Add Rs 60,000 crore to the oil subsidy, and this would increase fiscal deficit by another 0.6 per cent. At around 8 per cent, this would be 2.7 per cent higher than the targeted 5.3 per cent. Yet, because of the 5.2 per cent shown on books, Mr Chidambaram was branded as a Finance Minister with reformist credentials.

During 2013-14 too, he has resorted to fiscal manoeuvring with a vengeance. Planned spending has been squeezed by around Rs 80,000 crore. Besides, PSUs were coerced into giving an extra Rs 18,000 crore by way of dividends, worsening the situation.

Likewise, subsidy provisions have been artificially suppressed, showing scant regard for requirements at ground zero. While presenting the Budget, Mr Chidambaram allocated Rs 2,25,500 crore for subsidies. After paying Rs 1,09,000 crore arrears from 2012-13, this would have left only Rs 1,16,500 crore for making payments during 2013-14.

The revised estimate — as per the interim Budget — at Rs 2,45,500 crore is slightly higher by Rs 20,000 crore over budget estimate. This includes Rs 85,500 crore on oil (Rs 20,500 crore more than BE); Rs 68,000 crore on fertilisers (Rs 2,500 crore less than BE) and Rs 92,000 crore on food (Rs 2,000 crore more than BE). When juxtaposed with needs, even these revised provisions are grossly inadequate!

In oil, total under-recoveries during 2013-14 are expected to be Rs 1,40,000 crore. Of this, ONGC and OIL are expected to contribute Rs 56,000 crore. So, balance of Rs 84,000 crore has to come from subsidy. Against this, available funds are only Rs 40,500 crore. Hence, under-payment will be Rs 43,500 crore.

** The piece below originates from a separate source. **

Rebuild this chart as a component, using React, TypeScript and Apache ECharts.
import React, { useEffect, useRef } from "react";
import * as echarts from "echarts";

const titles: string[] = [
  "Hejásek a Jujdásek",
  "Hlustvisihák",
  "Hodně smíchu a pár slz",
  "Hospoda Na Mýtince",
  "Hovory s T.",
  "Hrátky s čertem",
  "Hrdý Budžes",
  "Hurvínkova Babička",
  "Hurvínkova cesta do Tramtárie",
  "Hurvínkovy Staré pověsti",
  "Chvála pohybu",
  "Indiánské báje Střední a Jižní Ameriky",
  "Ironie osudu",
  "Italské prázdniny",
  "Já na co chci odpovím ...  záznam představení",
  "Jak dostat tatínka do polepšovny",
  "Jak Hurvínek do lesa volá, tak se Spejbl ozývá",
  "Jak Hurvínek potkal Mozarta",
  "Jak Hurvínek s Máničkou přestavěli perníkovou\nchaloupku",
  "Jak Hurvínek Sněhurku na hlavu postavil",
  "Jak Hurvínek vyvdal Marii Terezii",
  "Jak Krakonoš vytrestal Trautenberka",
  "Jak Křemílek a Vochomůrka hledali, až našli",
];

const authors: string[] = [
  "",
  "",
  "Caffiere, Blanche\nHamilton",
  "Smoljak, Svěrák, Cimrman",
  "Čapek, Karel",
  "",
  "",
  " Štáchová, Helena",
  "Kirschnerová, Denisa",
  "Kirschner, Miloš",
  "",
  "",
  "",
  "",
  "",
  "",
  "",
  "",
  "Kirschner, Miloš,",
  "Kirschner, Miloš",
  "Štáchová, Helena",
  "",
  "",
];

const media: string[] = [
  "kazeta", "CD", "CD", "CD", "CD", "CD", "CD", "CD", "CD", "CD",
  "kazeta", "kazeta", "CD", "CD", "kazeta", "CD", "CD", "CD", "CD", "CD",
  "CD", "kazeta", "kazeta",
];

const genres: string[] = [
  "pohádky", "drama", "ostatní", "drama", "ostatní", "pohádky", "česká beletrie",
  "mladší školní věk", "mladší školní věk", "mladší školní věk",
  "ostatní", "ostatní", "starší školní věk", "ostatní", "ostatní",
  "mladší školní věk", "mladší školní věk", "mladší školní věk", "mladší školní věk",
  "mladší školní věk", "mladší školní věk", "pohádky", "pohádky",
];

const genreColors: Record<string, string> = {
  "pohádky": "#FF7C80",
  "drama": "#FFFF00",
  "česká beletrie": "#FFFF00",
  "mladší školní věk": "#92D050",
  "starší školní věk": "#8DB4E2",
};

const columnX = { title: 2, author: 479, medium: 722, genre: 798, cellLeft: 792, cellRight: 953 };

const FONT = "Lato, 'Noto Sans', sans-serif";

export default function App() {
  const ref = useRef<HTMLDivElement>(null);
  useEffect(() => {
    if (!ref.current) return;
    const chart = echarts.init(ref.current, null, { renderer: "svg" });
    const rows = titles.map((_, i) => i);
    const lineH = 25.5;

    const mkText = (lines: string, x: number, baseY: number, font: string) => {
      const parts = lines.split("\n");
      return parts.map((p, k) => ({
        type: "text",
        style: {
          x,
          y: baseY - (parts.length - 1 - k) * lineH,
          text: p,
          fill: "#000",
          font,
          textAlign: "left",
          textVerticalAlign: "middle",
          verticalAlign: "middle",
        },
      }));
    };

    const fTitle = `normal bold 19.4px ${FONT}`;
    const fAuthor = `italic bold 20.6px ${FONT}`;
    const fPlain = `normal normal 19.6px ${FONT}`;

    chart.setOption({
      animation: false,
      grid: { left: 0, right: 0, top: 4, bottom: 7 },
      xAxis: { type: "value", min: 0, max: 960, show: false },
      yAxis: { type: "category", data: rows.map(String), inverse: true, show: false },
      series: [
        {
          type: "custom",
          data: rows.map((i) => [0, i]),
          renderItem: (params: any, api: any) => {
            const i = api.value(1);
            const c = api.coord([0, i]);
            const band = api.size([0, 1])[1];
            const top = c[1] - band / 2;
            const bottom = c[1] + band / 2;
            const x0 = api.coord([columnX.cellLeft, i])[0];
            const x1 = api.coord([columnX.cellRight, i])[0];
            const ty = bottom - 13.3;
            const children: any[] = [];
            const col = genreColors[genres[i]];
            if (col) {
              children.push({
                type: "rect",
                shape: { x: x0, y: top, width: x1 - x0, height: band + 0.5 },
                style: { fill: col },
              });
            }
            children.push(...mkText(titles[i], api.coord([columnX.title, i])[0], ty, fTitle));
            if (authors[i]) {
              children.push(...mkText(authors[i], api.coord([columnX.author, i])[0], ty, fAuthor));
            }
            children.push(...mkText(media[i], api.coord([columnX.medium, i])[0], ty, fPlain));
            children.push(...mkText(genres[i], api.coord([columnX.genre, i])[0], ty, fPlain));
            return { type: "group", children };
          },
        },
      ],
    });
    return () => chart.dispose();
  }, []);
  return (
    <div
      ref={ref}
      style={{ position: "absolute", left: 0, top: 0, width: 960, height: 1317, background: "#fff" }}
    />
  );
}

In fertilisers, subsidy requirement is likely to be Rs 74,000 crore (as per Fertiliser Association of India). But, money available is only Rs 36,000 crore. Consequently, under-payment will be Rs 38,000 crore.

In food, the subsidy requirement is estimated to be Rs 1,00,000 crore. But, funds available after netting roll-over from previous year are Rs 60,000 crore. Hence, under-payment will be Rs 40,000 crore.

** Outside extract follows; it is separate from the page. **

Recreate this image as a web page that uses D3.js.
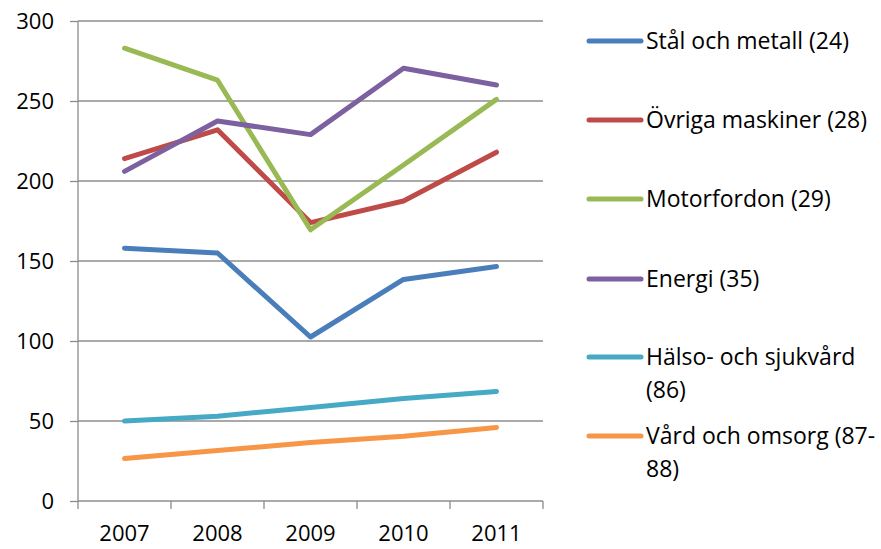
<!DOCTYPE html>
<html><head><meta charset="utf-8">
<script src="https://cdn.jsdelivr.net/npm/d3@7"></script>
<style>
body{margin:0;background:#fff;}
text{font-family:"Open Sans","Noto Sans",sans-serif;fill:#000;}
</style></head>
<body><svg id="c" width="881" height="549"></svg>
<script>
const years = ["2007","2008","2009","2010","2011"];
const yTicks = [0,50,100,150,200,250,300];
const seriesNames = ["Stål och metall (24)","Övriga maskiner (28)","Motorfordon (29)","Energi (35)","Hälso- och sjukvård (86)","Vård och omsorg (87-88)"];
const legendLines = [["Stål och metall (24)"],["Övriga maskiner (28)"],["Motorfordon (29)"],["Energi (35)"],["Hälso- och sjukvård","(86)"],["Vård och omsorg (87-","88)"]];
const stal = [158, 155, 102.5, 138.5, 146.5];
const ovriga = [214, 232, 174, 187.5, 218];
const motor = [283, 263, 169.5, 210, 251];
const energi = [206, 237.5, 229, 270.5, 260];
const halso = [50, 53, 58.5, 64, 68.5];
const vard = [26.5, 31.5, 36.5, 40.5, 46];
const colors = ["#4a7ebb","#be4b48","#98b954","#7d60a0","#46aac5","#f79646"];
const allSeries = [stal, ovriga, motor, energi, halso, vard];

const FS = "22px";
const svg = d3.select("#c");
const L = 78, R = 543, T = 21, B = 501;
const x = d3.scaleBand().domain(years).range([L, R]);
const y = d3.scaleLinear().domain([0, 300]).range([B, T]);

// gridlines
svg.append("g").selectAll("line").data(yTicks.filter(d=>d>0)).join("line")
  .attr("x1", L).attr("x2", R).attr("y1", d=>y(d)).attr("y2", d=>y(d))
  .attr("stroke", "#8c8c8c").attr("stroke-width", 1.3);

// y axis
const ya = svg.append("g").attr("transform", `translate(${L},0)`)
  .call(d3.axisLeft(y).tickValues(yTicks).tickSize(8).tickPadding(16));
ya.attr("font-size", null).attr("font-family", null);
ya.select(".domain").attr("stroke", "#8c8c8c").attr("stroke-width", 1.3).attr("d", `M0,${T}V${B}`);
ya.selectAll(".tick line").attr("stroke", "#8c8c8c").attr("stroke-width", 1.3);
ya.selectAll("text").style("font-size", FS).attr("fill","#000");

// x axis
const xa = svg.append("g").attr("transform", `translate(0,${B})`)
  .call(d3.axisBottom(x).tickSize(0).tickPadding(24));
xa.attr("font-size", null).attr("font-family", null);
xa.select(".domain").attr("stroke", "#8c8c8c").attr("stroke-width", 1.3).attr("d", `M${L},0H${R}`);
xa.selectAll("text").style("font-size", FS).attr("fill","#000");
const bounds = years.map(d => x(d)).concat([R]);
xa.selectAll(".sep").data(bounds).join("line").attr("class","sep")
  .attr("x1", d=>d).attr("x2", d=>d).attr("y1", 0).attr("y2", 8)
  .attr("stroke", "#8c8c8c").attr("stroke-width", 1.3);

// lines
const line = d3.line().x((d,i)=>x(years[i]) + x.bandwidth()/2).y(d=>y(d));
svg.append("g").selectAll("path").data(allSeries).join("path")
  .attr("d", d=>line(d)).attr("fill","none")
  .attr("stroke", (d,i)=>colors[i]).attr("stroke-width", 5)
  .attr("stroke-linejoin","round").attr("stroke-linecap","round");

// legend
const legY = [41, 120, 199, 279, 357, 436];
const lg = svg.append("g");
legendLines.forEach((lines, i) => {
  lg.append("line").attr("x1", 589).attr("x2", 641).attr("y1", legY[i]).attr("y2", legY[i])
    .attr("stroke", colors[i]).attr("stroke-width", 5).attr("stroke-linecap","round");
  const t = lg.append("text").attr("x", 646).attr("y", legY[i] + 8).style("font-size", "23px");
  lines.forEach((s, j) => t.append("tspan").attr("x", 646).attr("dy", j ? 33 : 0).text(s));
});
</script></body></html>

All put together, rollover to 2014-15 will be Rs 1,21,500 crore. Add to this Rs 56,000 crore contribution from ONGC and OIL towards oil under-recoveries. Total suppression of subsidies would be Rs 1,77,500 crore.

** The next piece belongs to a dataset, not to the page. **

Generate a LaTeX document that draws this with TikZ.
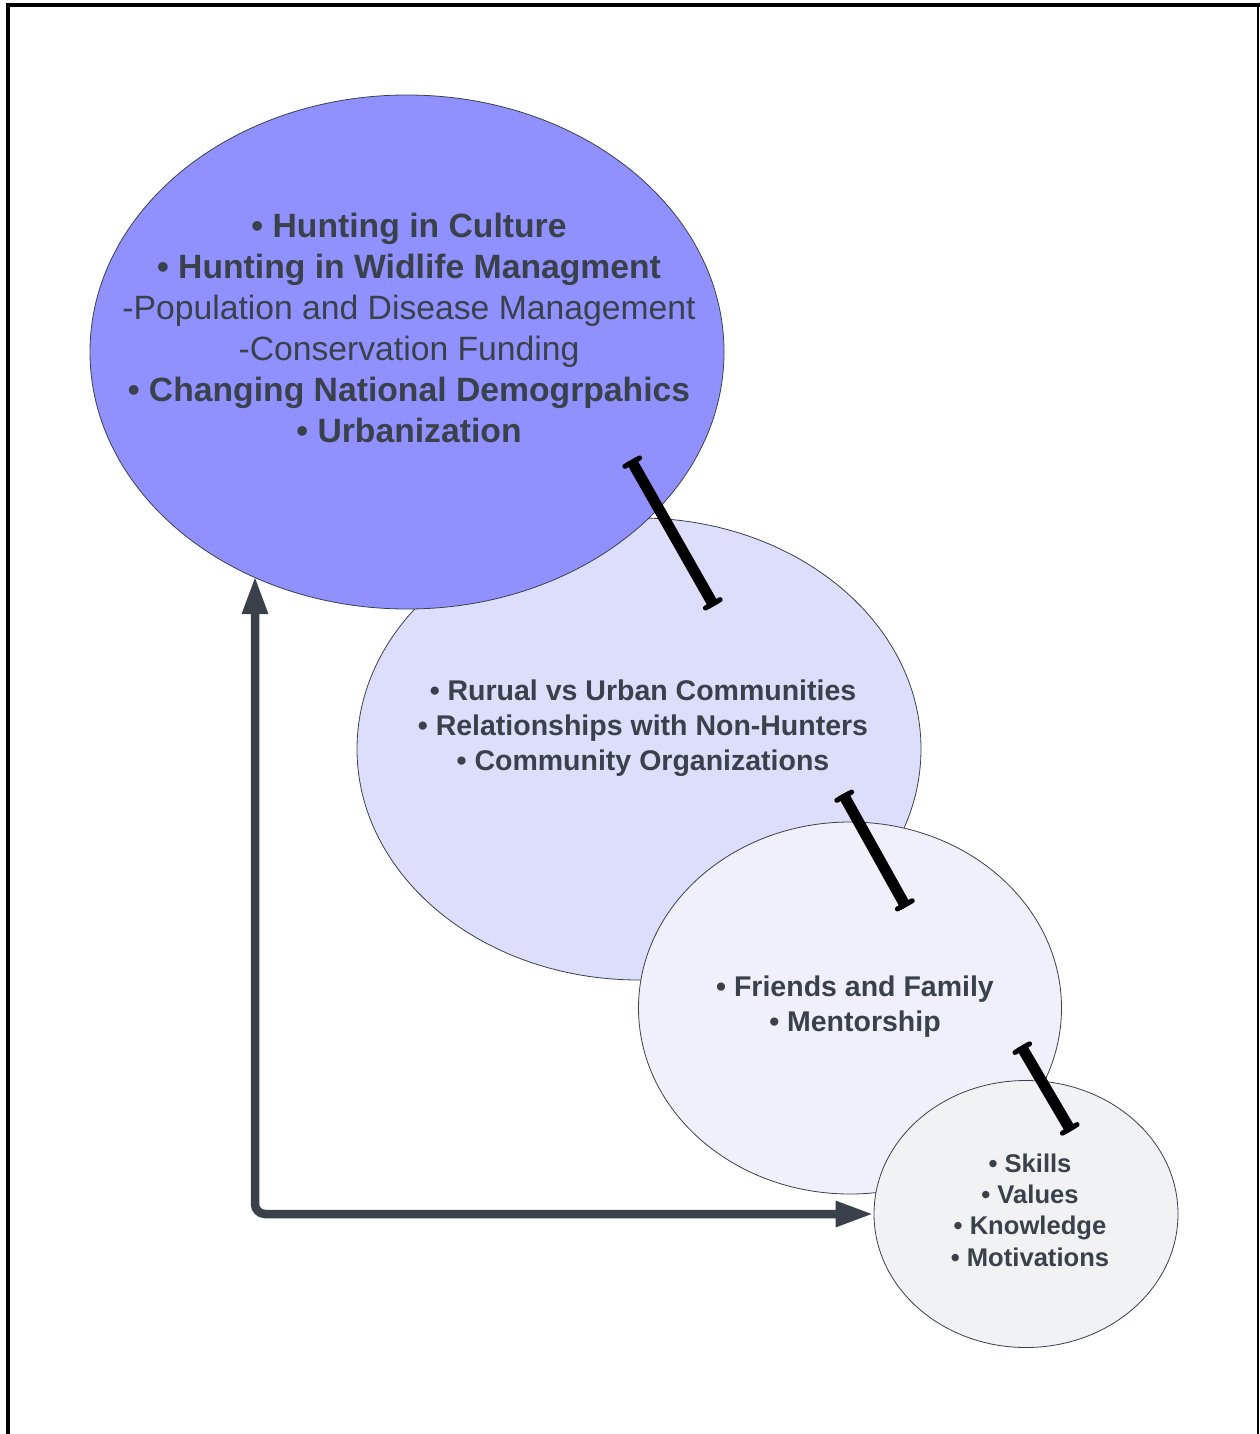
\documentclass[tikz,border=0pt]{standalone}
\usepackage{fontspec}
\setmainfont{Liberation Sans}
\usetikzlibrary{shapes.geometric,arrows.meta}
\definecolor{txt}{HTML}{3A414A}
\definecolor{cone}{HTML}{9090FF}
\definecolor{ctwo}{HTML}{DDDDFC}
\definecolor{cthree}{HTML}{F0F0FD}
\definecolor{cfour}{HTML}{F1F2F4}
\begin{document}
\begin{tikzpicture}[x=1pt,y=-1pt,
  ell/.style={ellipse, draw=txt, line width=0.8pt, inner sep=0pt},
  bigtext/.style={text=txt, align=center, inner sep=0pt, font=\fontsize{33.7}{41}\selectfont},
  midtext/.style={text=txt, align=center, inner sep=0pt, font=\fontsize{28.5}{35}\selectfont\bfseries},
  smalltext/.style={text=txt, align=center, inner sep=0pt, font=\fontsize{25.6}{31.3}\selectfont\bfseries},
  connline/.style={black, line width=11pt, line cap=butt},
  conncap/.style={black, line width=1pt, arrows={Bar[width=17pt,line width=5pt,round]-Bar[width=17pt,line width=5pt,round]}},
  feedback/.style={line width=8.5pt, txt, rounded corners=10pt, {Triangle[length=38pt,width=24pt]}-{Triangle[length=38pt,width=24pt]}},
  frame/.style={black, line cap=rect}
]
\useasboundingbox (0,0) rectangle (1259,1434);
% frame
\draw[frame, line width=4pt] (8,1440) -- (8,5) -- (1259,5);
\draw[black, line width=2pt] (1257.5,5) -- (1257.5,1440);

% ellipses (drawing order matters)
\node[ell, fill=ctwo, minimum width=564pt, minimum height=462pt] (e2) at (639,749) {};
\node[ell, fill=cone, minimum width=634pt, minimum height=514pt] (e1) at (407,352) {};
\node[ell, fill=cthree, minimum width=423pt, minimum height=372pt] (e3) at (850,1008) {};
\node[ell, fill=cfour, minimum width=304pt, minimum height=267pt] (e4) at (1026,1214) {};

% texts
\node[bigtext] (t1) at (409,328) {\textbf{• Hunting in Culture}\\
\textbf{• Hunting in Widlife Managment}\\
-Population and Disease Management\\
-Conservation Funding\\
\textbf{• Changing National Demogrpahics}\\
\textbf{• Urbanization}};
\node[midtext] (t2) at (643,728) {• Rurual vs Urban Communities\\
• Relationships with Non-Hunters\\
• Community Organizations};
\node[midtext] (t3) at (855,1007) {• Friends and Family\\
• Mentorship};
\node[smalltext] (t4) at (1030,1210) {• Skills\\
• Values\\
• Knowledge\\
• Motivations};

% connectors
\coordinate (a1) at (631,460);
\coordinate (b1) at (714,606);
\coordinate (a2) at (843,794);
\coordinate (b2) at (906,907);
\coordinate (a3) at (1021,1046);
\coordinate (b3) at (1071,1131);
\draw[connline] (a1) -- (b1);
\draw[conncap] (a1) -- (b1);
\draw[connline] (a2) -- (b2);
\draw[conncap] (a2) -- (b2);
\draw[connline] (a3) -- (b3);
\draw[conncap] (a3) -- (b3);

% feedback arrow
\coordinate (fbtop) at (255,576);
\draw[feedback] (fbtop) |- (e4.west);
\end{tikzpicture}
\end{document}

Another Rs 98,000 crore leeway on account of cut in plan spending and extraction of dividends, the total impact of financial engineering during the current fiscal is Rs 2,75,500 crore; this would increase fiscal deficit by around three per cent.

If one removes the smokescreen of subsidy under-payments, artificial compression in spending and extortions from PSUs etc, the real balance sheet of the Union Government throws up a deficit of around 7.6 per cent as against the 4.6 per cent reflected in the Budget.

For 2014-15 too, the Finance Minister has continued with window-dressing the balance sheet. Thus, plan expenditure has been kept at the budgeted level of 2013-14 at around Rs 5,55,000 crore. The funds crisis will cripple oil PSUs, the fertiliser industry, the FCI and all those who deliver subsidies. But, who cares as long as the ‘red line’ is not breached!